It’s hard to keep your eyes off the horizon in My Time At Portia. Its valleys live in the jagged shadow of broken high-rises, buildings draped with moss and towering factories splitting apart at the seams. I needed to concentrate on the group of adorable pastel coloured llamas ahead. My presence didn’t interrupt their frolicking for a second, but I wished they’d at least try to maul me a little bit; it would make what I was about to do feel less icky. With tennis racket in hand (it was stronger than my wooden sword) I slaughtered them all, collecting what bits and bobs remained to craft a hoodie in a lovely shade of blue. One commission down, and what felt like a million more to go.
It wasn’t long before I became accustomed to the craft-’em-up’s routine: secure a job, harvest that resource, construct some item or elaborate gadget with the materials, and rejoice in the rewards. Developer Pathea Games seems to have Frankenstein’d My Time At Portia from a host of different genres, from classic RPG dungeon-crawling to relationship building à la Stardew Valley or the Harvest Moon series, to simply getting lost in its dystopian sandbox setting, all in the pastoral artistic style of a Ghibli movie.

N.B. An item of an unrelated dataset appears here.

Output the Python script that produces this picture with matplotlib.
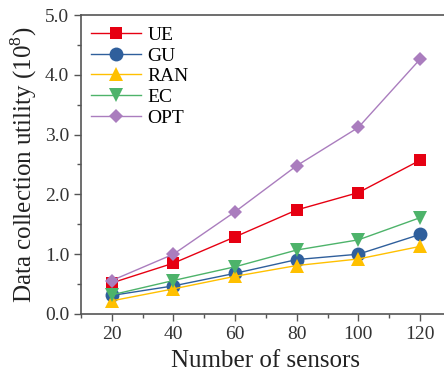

It fails to seamlessly implement some, while addressing the more infamously annoying flaws of others. Players who find the resource-gathering grind delicious will appreciate how Portia adds new flair to a familiar formula. It occasionally plods along, and its bugs elicited more than a few frustrated sighs, but as someone who’s seen these kind of sims grow up over time, My Time At Portia feels like a fresh addition — and one that entranced me.